Mike Reissig, a sales representative with Colt Manufacturing, declined to answer questions before test results are released but forwarded a point paper provided by the Marine Corps to Colt Manufacturing. It says the rifle simply is a better fit for the way Marines will be fighting in the future.
The weapon, the paper said, is based on a proven design familiar to all Marines, and is equally well-suited for operations in all types of terrain, including use in urban environments.
The M-4 has interchangeable sighting systems, add-on vertical forward grips and even a detachable short version of the M-203 grenade launcher. The rifle itself is one full pound lighter than the M-16A2 and 10 inches shorter. The collapsible buttstock is designed to make it more adaptable to individual shooters, a benefit especially in tight-packed urban areas.
This allows the Marine to rapidly shoulder the weapon from a proper fighting stance with combat gear, the review said. The reduced barrel length allows the weapon to be more easily maneuvered in restrictive terrain, urban areas, vehicles and aircraft.
There are some drawbacks to the M-4, though. A shorter barrel means reduced velocity and accuracy at long ranges. But its unlikely, the Marine review said, that battles would be waged at more than 200 meters. At that distance, the M-16A2s and M-4s performance are nearly identical.
The M-4, the review concluded, provides our infantry unit leaders with the ability to rapidly prepare for combat under varying situations, while allowing them to employ the latest in target acquisition technology. Its modular nature allows us to upgrade components as improvements become available.
The only substantive difference between the M4 and M16A4 is the barrel length (14.5" vs 20") and the buttstock (collapsible vs. fixed).
The M4 is proving wildly popular everywhere, especially with law enforcement, as it's easy to tote around and still offers much of the lethality of a rifle.
Problem is, it's not a rifle -it's a carbine. The short barrel cuts the velocity of the issue M855 considerably, and reduces not only it's effective range but also its terminal performance. Yup, they're bitching about the ammunition - ammunition which, by the way, works just fine from a standard 20" barrel. And while were on the subject, the 11 and 14.5in barreled M4s remain statistically somewhat less reliable than 20" rifles, due to reduced gas system length.
The right answer is to purchase quantities of both rifles, and issue the long guns to troops most likely to need them.
For a tanker, artillerymen or aviator, the M4 is a great rifle. For the infantryman, the 20" M16A4 is the superior choice.
It always amazes me when soldiers dont take care of their rifle especially in time of war. You would think they would treat their rifle better than a new born baby...If their rifle goes down its may mean their @$$ in combat.
Good points -- it's not rocket science:
shorter barrel = reduced velocity.
shorter barrel = reduced effective range.
They do seemed to be overlooking the obvious.
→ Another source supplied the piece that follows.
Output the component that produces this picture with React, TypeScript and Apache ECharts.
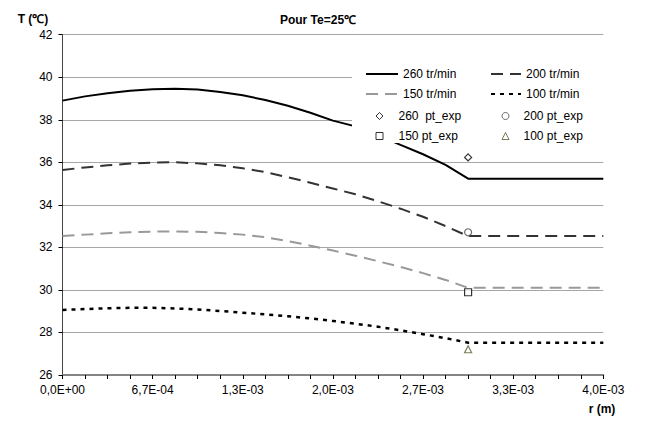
import React, { useEffect, useRef } from "react";
import * as echarts from "echarts";

// radial positions r (m)
const R = [
  0, 0.000167, 0.000333, 0.0005, 0.000667, 0.000833, 0.001, 0.001167, 0.001333,
  0.0015, 0.001667, 0.001833, 0.002, 0.002167, 0.002333, 0.0025, 0.002667,
  0.002833, 0.003, 0.003167, 0.003333, 0.0035, 0.003667, 0.003833, 0.004,
];

const T260 = [
  38.9, 39.1, 39.25, 39.36, 39.44, 39.46, 39.42, 39.31, 39.15, 38.93, 38.66,
  38.33, 37.96, 37.69, 37.27, 36.82, 36.38, 35.88, 35.23, 35.23, 35.23, 35.23,
  35.23, 35.23, 35.23,
];
const T200 = [
  35.64, 35.76, 35.86, 35.94, 35.99, 36.0, 35.95, 35.86, 35.72, 35.54, 35.3,
  35.04, 34.77, 34.5, 34.17, 33.82, 33.44, 33.0, 32.53, 32.53, 32.53, 32.53,
  32.53, 32.53, 32.53,
];
const T150 = [
  32.53, 32.6, 32.66, 32.71, 32.74, 32.75, 32.73, 32.68, 32.6, 32.48, 32.3,
  32.08, 31.85, 31.61, 31.35, 31.08, 30.79, 30.47, 30.1, 30.1, 30.1, 30.1,
  30.1, 30.1, 30.1,
];
const T100 = [
  29.06, 29.1, 29.14, 29.16, 29.16, 29.13, 29.08, 29.01, 28.93, 28.85, 28.76,
  28.66, 28.54, 28.41, 28.27, 28.1, 27.92, 27.73, 27.52, 27.52, 27.52, 27.52,
  27.52, 27.52, 27.52,
];

// experimental points
const EXP_R = 0.003;
const EXP260 = 36.23;
const EXP200 = 32.71;
const EXP150 = 29.89;
const EXP100 = 27.21;

const Y_MIN = 26;
const Y_MAX = 42;
const Y_STEP = 2;

const FONT = "Liberation Sans, Arial, sans-serif";

function fmtR(v: number): string {
  const s = v.toExponential(1);
  const [m, e] = s.split("e");
  const sign = e[0] === "-" ? "-" : "+";
  const d = Math.abs(parseInt(e, 10));
  return m.replace(".", ",") + "E" + sign + (d < 10 ? "0" + d : String(d));
}

export default function App() {
  const ref = useRef<HTMLDivElement>(null);

  useEffect(() => {
    if (!ref.current) return;
    const chart = echarts.init(ref.current, undefined, { renderer: "svg" });
    const cats = R.map(fmtR);
    const expIdx = R.indexOf(EXP_R);

    const lineSeries = (name: string, data: number[], color: string, type: any, width: number) => ({
      name,
      type: "line",
      data,
      symbol: "none",
      showSymbol: false,
      smooth: false,
      z: 2,
      lineStyle: { color, width, type },
      itemStyle: { color },
    });
    const ptSeries = (name: string, value: number, symbol: string, color: string, size: number) => ({
      name,
      type: "scatter",
      data: [[expIdx, value]],
      symbol,
      symbolSize: size,
      z: 6,
      itemStyle: { color: "#ffffff", borderColor: color, borderWidth: 1.2 },
    });

    const textStyle = { fontFamily: FONT, fontSize: 12, color: "#000" };
    const lineLegend = (name: string, left: number, cy: number, w: number) => ({
      orient: "horizontal",
      padding: 0,
      z: 10,
      left,
      top: cy - 6,
      itemWidth: w,
      itemHeight: 14,
      itemStyle: { opacity: 0 },
      textStyle,
      selectedMode: false,
      data: [name],
    });
    const ptLegend = (name: string, cx: number, cy: number, textX: number, color: string) => ({
      orient: "horizontal",
      padding: 0,
      z: 10,
      left: cx - 3.5,
      top: cy - 5,
      itemWidth: 7,
      itemHeight: 7,
      itemStyle: { color: "#ffffff", borderColor: color, borderWidth: 1 },
      textStyle: { ...textStyle, padding: [0, 0, 0, textX - (cx + 3.5 + 5)] },
      selectedMode: false,
      data: [name],
    });

    chart.setOption({
      animation: false,
      backgroundColor: "#ffffff",
      grid: { left: 62.5, right: 41.7, top: 34.7, bottom: 50, containLabel: false },
      xAxis: {
        type: "category",
        data: cats,
        boundaryGap: false,
        axisLine: { show: true, lineStyle: { color: "#858585", width: 2 } },
        axisTick: { show: true, interval: 0, length: 4, lineStyle: { color: "#000", width: 1 } },
        axisLabel: {
          interval: 3,
          margin: 9,
          fontFamily: FONT,
          fontSize: 12,
          color: "#000",
        },
        splitLine: { show: false },
      },
      yAxis: {
        type: "value",
        min: Y_MIN,
        max: Y_MAX,
        interval: Y_STEP,
        axisLine: { show: true, lineStyle: { color: "#444", width: 1 } },
        axisTick: { show: true, length: 4, lineStyle: { color: "#000" } },
        axisLabel: { margin: 10, fontFamily: FONT, fontSize: 12, color: "#000" },
        splitLine: { show: true, lineStyle: { color: "#a6a6a6", width: 1 } },
      },
      legend: [
        lineLegend("260 tr/min", 365, 74, 32),
        lineLegend("150 tr/min", 365, 94, 32),
        lineLegend("200 tr/min", 490, 74, 30),
        lineLegend("100 tr/min", 490, 94, 30),
        ptLegend("260  pt_exp", 379, 115, 398, "#000000"),
        ptLegend("150 pt_exp", 379, 135, 398, "#000000"),
        ptLegend("200 pt_exp", 505, 115, 523, "#444444"),
        ptLegend("100 pt_exp", 505, 135, 523, "#5c5c2a"),
      ],
      graphic: [
        {
          type: "rect",
          z: 5,
          shape: { x: 352, y: 60, width: 255, height: 83 },
          style: { fill: "#ffffff" },
        },
        {
          type: "text",
          x: 318,
          y: 20,
          style: {
            text: "Pour Te=25℃",
            fontFamily: FONT,
            fontSize: 12,
            fontWeight: "bold",
            fill: "#000",
            textAlign: "center",
            textVerticalAlign: "middle",
          },
        },
        {
          type: "text",
          x: 33,
          y: 19,
          style: {
            text: "T (℃)",
            fontFamily: FONT,
            fontSize: 12,
            fontWeight: "bold",
            fill: "#000",
            textAlign: "center",
            textVerticalAlign: "middle",
          },
        },
        {
          type: "text",
          x: 602,
          y: 409,
          style: {
            text: "r (m)",
            fontFamily: FONT,
            fontSize: 12,
            fontWeight: "bold",
            fill: "#000",
            textAlign: "center",
            textVerticalAlign: "middle",
          },
        },
      ],
      series: [
        lineSeries("260 tr/min", T260, "#000000", "solid", 2),
        lineSeries("200 tr/min", T200, "#333333", [12, 7], 2),
        lineSeries("150 tr/min", T150, "#999999", [12, 7], 2),
        lineSeries("100 tr/min", T100, "#000000", [4, 5], 2.5),
        ptSeries("260  pt_exp", EXP260, "diamond", "#000000", 7),
        ptSeries("200 pt_exp", EXP200, "circle", "#444444", 7),
        ptSeries("150 pt_exp", EXP150, "rect", "#000000", 7),
        ptSeries("100 pt_exp", EXP100, "triangle", "#5c5c2a", 7),
      ],
    });

    return () => chart.dispose();
  }, []);

  return (
    <div
      ref={ref}
      style={{ position: "fixed", left: 0, top: 0, width: 645, height: 425 }}
    />
  );
}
I heard a news report a couple days ago that a soldier from the 82nd in Afghanistan was given an article 15 for butt stroking a handcuffed Taliban POW. So, I guess you can still effectively use the M-4 for that purpose, but the M-16A2, with it's relatively large stock is probably a better weapon for smashing people upside the head. The M-16A2, with it's longer barrel, would also be the better rifle to attach a bayonet to. However, overall, the M-4 looks like a better, more versatile weapon than M-16A2 IMO.
How many stores do we have of the M-14 in the Army and Marine inventories?
That's what I think.
Be Seeing You,
10th Mountain BUMP!
I will leave it up to you to carry a M-14 all day!!!!!
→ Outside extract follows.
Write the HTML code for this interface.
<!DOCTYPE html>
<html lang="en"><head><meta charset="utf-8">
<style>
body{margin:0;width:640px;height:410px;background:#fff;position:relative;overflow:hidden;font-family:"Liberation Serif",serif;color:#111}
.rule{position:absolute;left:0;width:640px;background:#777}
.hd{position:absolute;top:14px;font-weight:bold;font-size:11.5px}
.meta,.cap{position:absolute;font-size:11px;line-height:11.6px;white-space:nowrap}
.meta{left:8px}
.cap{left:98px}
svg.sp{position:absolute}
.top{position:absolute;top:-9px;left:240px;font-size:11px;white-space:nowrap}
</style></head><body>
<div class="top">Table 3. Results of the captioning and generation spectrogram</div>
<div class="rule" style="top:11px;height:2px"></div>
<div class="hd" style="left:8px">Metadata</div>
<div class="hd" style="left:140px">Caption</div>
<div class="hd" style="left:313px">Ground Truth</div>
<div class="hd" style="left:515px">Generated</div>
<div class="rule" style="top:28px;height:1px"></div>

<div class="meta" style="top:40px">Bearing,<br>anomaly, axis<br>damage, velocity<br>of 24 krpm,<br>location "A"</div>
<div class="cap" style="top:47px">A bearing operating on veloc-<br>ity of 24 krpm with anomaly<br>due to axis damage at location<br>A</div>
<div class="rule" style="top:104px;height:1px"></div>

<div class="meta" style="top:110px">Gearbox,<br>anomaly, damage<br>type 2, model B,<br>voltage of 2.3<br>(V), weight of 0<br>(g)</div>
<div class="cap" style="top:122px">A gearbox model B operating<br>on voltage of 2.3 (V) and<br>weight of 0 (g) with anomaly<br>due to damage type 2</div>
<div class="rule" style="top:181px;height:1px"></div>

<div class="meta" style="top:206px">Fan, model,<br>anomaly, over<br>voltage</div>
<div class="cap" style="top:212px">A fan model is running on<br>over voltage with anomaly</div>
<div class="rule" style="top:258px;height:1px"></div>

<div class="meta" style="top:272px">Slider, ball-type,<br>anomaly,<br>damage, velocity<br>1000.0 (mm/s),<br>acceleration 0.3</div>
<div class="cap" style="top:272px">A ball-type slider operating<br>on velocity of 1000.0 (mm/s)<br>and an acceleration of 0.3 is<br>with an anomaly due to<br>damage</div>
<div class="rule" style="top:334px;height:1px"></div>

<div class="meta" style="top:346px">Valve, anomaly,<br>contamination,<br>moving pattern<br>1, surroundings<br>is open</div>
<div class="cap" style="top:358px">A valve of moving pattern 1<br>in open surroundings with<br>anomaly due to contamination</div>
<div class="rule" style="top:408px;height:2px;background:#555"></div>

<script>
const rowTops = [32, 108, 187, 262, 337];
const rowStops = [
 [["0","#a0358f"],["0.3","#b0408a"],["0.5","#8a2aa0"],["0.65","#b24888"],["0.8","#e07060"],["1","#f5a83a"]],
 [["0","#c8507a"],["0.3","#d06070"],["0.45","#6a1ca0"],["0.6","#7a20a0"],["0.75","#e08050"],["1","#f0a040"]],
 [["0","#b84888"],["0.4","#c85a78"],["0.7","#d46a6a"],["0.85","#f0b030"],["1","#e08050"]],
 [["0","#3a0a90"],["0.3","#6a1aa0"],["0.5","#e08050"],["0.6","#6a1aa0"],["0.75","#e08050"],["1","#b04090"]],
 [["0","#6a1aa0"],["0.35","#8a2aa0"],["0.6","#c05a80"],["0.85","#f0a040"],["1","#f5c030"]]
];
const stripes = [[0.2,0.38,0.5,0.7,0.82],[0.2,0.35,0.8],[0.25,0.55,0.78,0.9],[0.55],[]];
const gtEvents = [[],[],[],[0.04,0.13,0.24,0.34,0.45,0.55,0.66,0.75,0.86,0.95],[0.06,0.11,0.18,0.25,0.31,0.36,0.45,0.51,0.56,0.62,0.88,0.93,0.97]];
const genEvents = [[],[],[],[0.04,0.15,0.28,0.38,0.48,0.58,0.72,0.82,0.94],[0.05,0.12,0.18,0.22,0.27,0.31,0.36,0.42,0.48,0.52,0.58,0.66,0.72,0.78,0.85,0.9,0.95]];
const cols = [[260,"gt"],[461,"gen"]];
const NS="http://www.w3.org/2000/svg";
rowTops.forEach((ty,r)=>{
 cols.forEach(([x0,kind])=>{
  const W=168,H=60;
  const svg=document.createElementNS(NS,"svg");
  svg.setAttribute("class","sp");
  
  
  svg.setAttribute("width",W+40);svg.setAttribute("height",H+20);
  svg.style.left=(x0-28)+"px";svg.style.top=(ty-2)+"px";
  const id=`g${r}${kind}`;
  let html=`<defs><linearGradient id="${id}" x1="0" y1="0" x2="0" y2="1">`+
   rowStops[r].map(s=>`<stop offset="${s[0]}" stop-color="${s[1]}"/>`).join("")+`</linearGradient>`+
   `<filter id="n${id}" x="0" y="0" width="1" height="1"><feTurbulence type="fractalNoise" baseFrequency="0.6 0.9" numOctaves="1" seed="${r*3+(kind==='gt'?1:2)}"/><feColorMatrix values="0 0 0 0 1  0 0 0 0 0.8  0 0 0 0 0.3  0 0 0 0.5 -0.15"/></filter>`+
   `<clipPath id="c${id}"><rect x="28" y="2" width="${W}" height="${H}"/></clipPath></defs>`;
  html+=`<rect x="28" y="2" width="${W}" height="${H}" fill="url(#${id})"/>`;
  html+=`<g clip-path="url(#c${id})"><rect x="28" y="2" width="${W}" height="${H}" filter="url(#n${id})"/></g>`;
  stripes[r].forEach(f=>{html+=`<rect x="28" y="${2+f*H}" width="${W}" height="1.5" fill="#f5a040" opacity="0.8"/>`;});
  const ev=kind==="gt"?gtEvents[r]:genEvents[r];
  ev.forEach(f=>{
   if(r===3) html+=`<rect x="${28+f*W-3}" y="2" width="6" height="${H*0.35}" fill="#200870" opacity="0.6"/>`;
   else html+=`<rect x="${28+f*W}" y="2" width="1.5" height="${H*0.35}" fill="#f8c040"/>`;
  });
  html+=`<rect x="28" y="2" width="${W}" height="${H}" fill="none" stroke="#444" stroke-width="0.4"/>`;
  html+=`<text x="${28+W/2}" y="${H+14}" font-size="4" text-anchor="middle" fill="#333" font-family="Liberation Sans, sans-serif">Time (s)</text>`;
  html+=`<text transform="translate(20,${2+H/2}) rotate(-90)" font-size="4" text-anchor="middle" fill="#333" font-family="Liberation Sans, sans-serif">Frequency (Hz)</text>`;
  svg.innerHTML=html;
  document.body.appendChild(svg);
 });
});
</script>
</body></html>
Yeah, but unfortunately it's more likely that there's a picture of Diane Feinstein holding one ......before a Senate committee.
When I went through ROTC 'Advanced Camp' many, many years ago, I ruptured a guys spleen with a well placed butt stroke with a pugel stick. I can only imagine that a similar stroke on an enemy soldier would have just about torn out the front part of a rib cage. The bottom corner of the M16 butt stock is pretty pointed and the PSI on a well placed blow must be tremendous.
Just for clarification, the M4 (14.5" barrel) has the same length of barrel in front of the gas port as the M16A1/A2. I only shoot my M4 for fun, but I have had no reliability issues with it. Of course, my Colt commando upper (11.5" barrel) runs just fine, also.
They're chambered in 5.56, as well. The Isrealis are phasing them out, in favor of the M16-family. Galils are too heavy and difficult to mount optics on. Iron sights are obsolete.
Take a Mini-30 and shoot a magazine full of ammo through it. Then try to fire 5 rounds inside a eight inch circle at 100 yards.